Eurobodalla beachcombers and water babies have been asked to help researchers design a marine citizen scientist project.
To improve how people power is used in coastal science, a national survey was launched this week.
It is the first survey that seeks to understand why people do or do not get involved in citizen science, says Southern Cross University researcher Vicki Martin.
She has launched an appeal to people on the South Coast to respond to the survey, which will help researchers improve how they work with the community.
“Observations from ocean users and beachgoers have enormous potential to increase knowledge about marine species along Australia’s coastal regions,” Ms Martin said.
“The aim of the Marine Exchangessurvey is to find out what the public thinks about helping scientists, how they want to get involved, and how scientists can better communicate with them,” she said.
Ms Martin is a researcher and PhD candidate in the School of Environment, Science and Engineering.
“The results of the national survey will help scientists understand how to tap into the invaluable observations of those who frequent coastal regions,” she said.
“More than 85 per cent of us live within 50 kilometres of the ocean, meaning the majority of Australians use the marine environment in some way.
“Marine users include fishers, divers, surfers, beachwalkers and boaties; anyone that loves getting into or on the water.

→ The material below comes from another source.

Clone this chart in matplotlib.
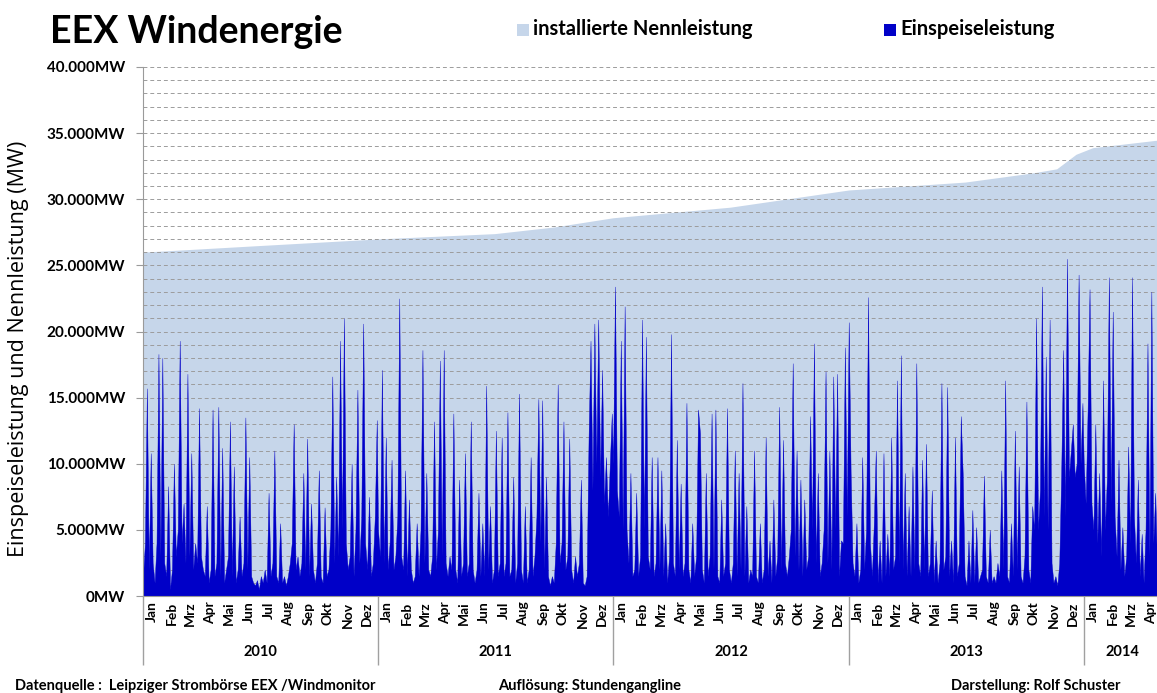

“Public input helps improve marinescientists’ understanding about where marine species are shifting with environmental changes, such as warming ocean currents.
“Anecdotally, we know fishers and other marine users are reporting an increase in the shark activity off the east coast.
“With the southern states experiencing warmer currents than usual, people have been sighting what would normally be called northern species more regularly.
“For example, fishermen in Tasmania are now catching snapper, yellowtail kingfish and striped marlin.
“If these observations were able to be harnessed and collected in a way that patterns can be established, it would increase everyone’s understanding about marine species and changes going on in the water.”
She says digital technology is connecting individuals with scientists through the use of smart phones.
“While a small number of studies have focused on people who are already involved in citizen science projects, so far there has been no research into the general population of marine users to work out how much interest there is from the public,” Ms Martin said.
“The results of the Marine Exchanges survey will help scientists create research projects which are more interesting and engaging for the public.
“The survey team wants to hear your thoughts about public involvement in marine science regardless of whether you think it’s a good idea or not.”
Any Australian citizen or resident over the age of 15 years can participate until 20 April 2015.